Wednesday, July 20, 2005

Patricia Robinson 1936-2003

Today is my dear friend, Patricia Robinson's birthday. But she isn't here to celebrate it with us.

For 30 years, Pat and Tom were traveling Europe, Australia, Mexico, New Zealand. They shared their homes with us in Cancun and in Floresville, Texas, Friday night pizzas and movies, laughing about our kids, crying about our kids, birth of grandchildren and loss of parents. We shared our lives with each other. So today I'm laughing and crying as I think about Pat.

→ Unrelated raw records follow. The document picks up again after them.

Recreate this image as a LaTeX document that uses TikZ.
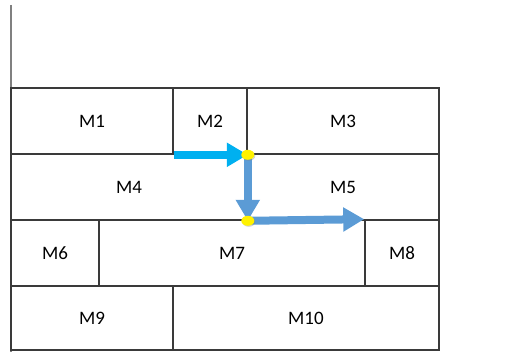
\documentclass[tikz,border=0pt]{standalone}
\usepackage{fontspec}
\setmainfont{Carlito}
\usetikzlibrary{arrows.meta,shapes.geometric,shadows,positioning}
\definecolor{gridline}{HTML}{3A3A3A}
\definecolor{flowcyan}{HTML}{00B0F0}
\definecolor{flowblue}{HTML}{5B9BD5}
\tikzset{
  cell/.style={rectangle,draw=gridline,line width=1.6pt,inner sep=0pt,
    font=\fontsize{19}{21}\selectfont},
  flow/.style={line width=8pt,-{Triangle[length=21pt,width=23pt]}},
  junction/.style={ellipse,fill=yellow,inner sep=0pt,minimum width=13pt,
    minimum height=10pt,drop shadow={shadow xshift=1pt,shadow yshift=-1pt,opacity=.35}}
}
\begin{document}
\begin{tikzpicture}[x=1pt,y=-1pt]
  \useasboundingbox (0,0) rectangle (515,352);
  \draw[gray,line width=1.5pt] (11,5) -- (11,352);

  % machine cells: number/centre x/centre y/width/height
  \foreach \i/\cx/\cy/\w/\h in {1/92/121/162/66, 2/210/121/74/66, 3/343/121/192/66,
      4/129/187/236/66, 5/343/187/192/66,
      6/55/253/88/66, 7/232/253/266/66, 8/402/253/74/66,
      9/92/318/162/64, 10/306/318/266/64}
    \node[cell,minimum width=\w pt,minimum height=\h pt] (m\i) at (\cx,\cy) {M\i};

  \coordinate (j1) at (m2.south east);
  \coordinate (j2) at (m4.south east);

  \draw[flow,flowcyan] (m1.south east) -- (j1);
  \draw[flow,flowblue] (j1) -- (j2);
  \draw[flow,flowblue] (j2) -- (m8.north west);

  \node[junction] at (j1) {};
  \node[junction] at (j2) {};
\end{tikzpicture}
\end{document}
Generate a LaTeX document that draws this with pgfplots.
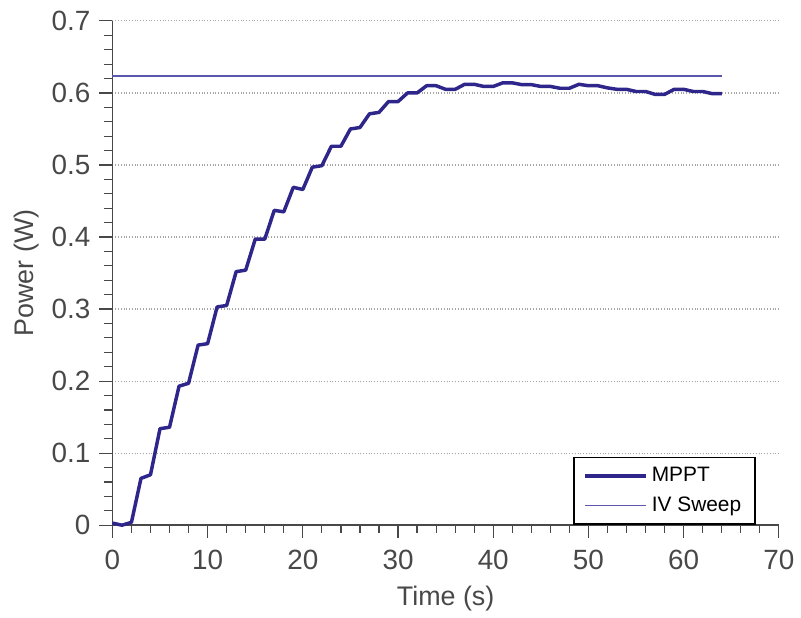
\documentclass[border=0pt]{standalone}
\usepackage{fontspec}
\setmainfont{Liberation Sans}
\usepackage{pgfplots}
\pgfplotsset{compat=1.18}

\definecolor{mppt}{RGB}{46,38,138}
\definecolor{ivs}{RGB}{92,86,172}
\definecolor{axgray}{RGB}{72,72,72}
\definecolor{txtgray}{RGB}{72,72,72}

\begin{document}
\begin{tikzpicture}
\begin{axis}[
  scale only axis,
  width=335pt, height=253.5pt,
  xmin=0, xmax=70, ymin=0, ymax=0.7,
  axis x line=bottom, axis y line=left,
  axis line style={-, axgray, line width=0.8pt},
  xtick={0,10,...,70},
  ytick={0,0.1,...,0.7},
  minor x tick num=4, minor y tick num=4,
  tick align=outside,
  major tick length=6.5pt, minor tick length=4pt,
  tick style={axgray, line width=0.6pt},
  ymajorgrids,
  major grid style={gray!70, densely dotted, line width=0.6pt},
  /pgf/number format/assume math mode=true,
  yticklabel={\ifdim\tick pt=0pt 0\else\pgfmathprintnumber[fixed,fixed zerofill,precision=1]{\tick}\fi},
  ticklabel style={font=\fontsize{14}{16}\selectfont, text=txtgray},
  xticklabel style={yshift=-2.5pt},
  yticklabel style={xshift=-1pt},
  xlabel={Time (s)}, ylabel={Power (W)},
  label style={font=\fontsize{13.5}{15}\selectfont, text=txtgray},
  xlabel style={at={(axis description cs:0.5,0)}, anchor=north, yshift=-27pt},
  ylabel style={at={(axis description cs:0,0.5)}, anchor=center, rotate=0, yshift=43pt},
  legend style={at={(0.691,0.136)}, anchor=north west, draw=black,
    line width=0.8pt, font=\fontsize{10.5}{12}\selectfont,
    inner xsep=5pt, inner ysep=3pt, row sep=2pt,
    cells={anchor=west}},
  legend image code/.code={\draw[#1] (0pt,0pt) -- (30.5pt,0pt);},
  clip=false,
]
\addplot[mppt, line width=1.75pt, line join=round] coordinates {
(0,0.003) (1,0.000) (2,0.004) (3,0.065) (4,0.070) (5,0.134) (6,0.136)
(7,0.193) (8,0.197) (9,0.250) (10,0.252) (11,0.303) (12,0.305)
(13,0.352) (14,0.354) (15,0.397) (16,0.397) (17,0.437) (18,0.435)
(19,0.469) (20,0.466) (21,0.497) (22,0.499) (23,0.526) (24,0.526)
(25,0.550) (26,0.552) (27,0.571) (28,0.573) (29,0.588) (30,0.588)
(31,0.600) (32,0.600) (33,0.610) (34,0.610) (35,0.605) (36,0.605)
(37,0.612) (38,0.612) (39,0.609) (40,0.609) (41,0.614) (42,0.614)
(43,0.6115) (44,0.6115) (45,0.609) (46,0.609) (47,0.6065) (48,0.6065)
(49,0.612) (50,0.610) (51,0.610) (52,0.607) (53,0.605) (54,0.605)
(55,0.602) (56,0.602) (57,0.598) (58,0.598) (59,0.605) (60,0.605)
(61,0.602) (62,0.602) (63,0.599) (64,0.599)
};
\addlegendentry{MPPT}
\addplot[ivs, line width=0.75pt] coordinates {(0,0.6234) (64,0.6234)};
\addlegendentry{IV Sweep}
\end{axis}
\useasboundingbox (-56.5pt,-44pt) rectangle (344pt,264pt);
\end{tikzpicture}
\end{document}
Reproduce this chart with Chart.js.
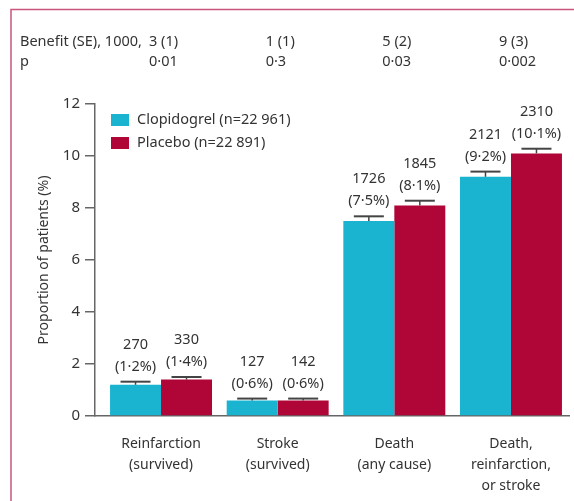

Pat was a beautiful, small slender woman with deepset brown eyes that could be so full of mischief or cold as ice. She had self-confidence, strength and a will of steel that ran everything around her, although sometimes people didn't know that because Pat handled things so well but I can assure that it was going to be done her way. Pat had an understated but flashy elegance in the way she dressed, the way she decorated their home, the way she landscaped her gardens. Not flashy like "Dynasty" but with a real style.

And Pat was competitive. She couldn't just play golf. Never! She always played to win and win she did in tournament after tournament. She was competitive and if her friends were doing it, she would do it too. Usually she could it better but one or two things got her down. Didn't stop her. She would hang in there confident she could master that too. I remember a time when all of us "girls" were knitting sweaters. Pat bought yarn and started knitting too. I think Helen and I spent as much time unraveling her mistakes as she did knitting on it but she finished that sweater and several others with a little help from her friends. The thing that amazed me about it was that when she finished it, it looked really good on her.

Pat was fun to be with. She was a great guest because she always came dressed for the party and ready to party. She also knew how to give a party. She always said that if you set a good "party scene" then the guests would think the food was good too. For a while we were paired in a gourmet dinner group. We cooked about once a year and when we did it was a three day "event" for us. We always pulled off a stunning table and really, really good food. But I'm thinking of one of the dinners where we were quite ambitious and had a disaster with a recipe or two. We never tried out anything a head of time. So we were running a bit late with our preparations. As usual we had Ned and Tommy helping us. One of their tasks was to hollow out some acorn squash to make a bowl for a zucchini soup. They wanted to watch the football game and moved some TV trays into the den to do it while we were working in the kitchen. You would not believe the mess. Squash and seeds everywhere. Now we are down to finishing up so we can get dressed but we had to "re-do" the den. Guests were coming in an hour. We were like a whirling dervish, then we rushed off to dress and dress we did for the gourmet dinners. When the guest came, Pat and I were in cocktail dresses and full make-up and we looked cool as cucumbers but everytime anyone gave a compliment or when we looked at each other across the room, it was hard not to giggle.

I always think of Pat as a Steel Magnolia.....she was a warm charming woman but when she combined that with her strong will, she could get what she wanted. One time Pat, Helen and I had gone to Mexico on a "shopping trip." We accomplished our objective and when we arrived at the airport to depart for Houston, we had not only our extra suitcases full but other boxes and bags. The ticket agent tells us that we will have to pay extra because we can only have two pieces of luggage each. Pat speaks Spanish very well so she is the talking with the agent. I've seen her go into this routine before so between the words that I can understand and her fluttering eye lashes, I know she is telling him, "Oh, my goodness, what am I going to do. My husband is going to be so upset with me, etc, etc, etc." Scarlet O'Hara couldn't have done it better. Fortunately the ticket agent was a man so her "persuasion" worked. He disappeared, came back with some twine and tied our luggage pieces together until we only had two pieces each. As we walked away from the ticket counter, I said, "Paaatrica..." She just looked at me with this mischievous grin and said, "Shush, it worked didn't it."

Pat was diagnosed with lung cancer that had metastasized to her brain in April of 2003 and she died that Christmas Eve. I still don't know how that disease could take such a vibrant life-force so fast. I think of her most days. I miss so many things about her but I guess that most of all I miss being able to pick up the telephone and talk.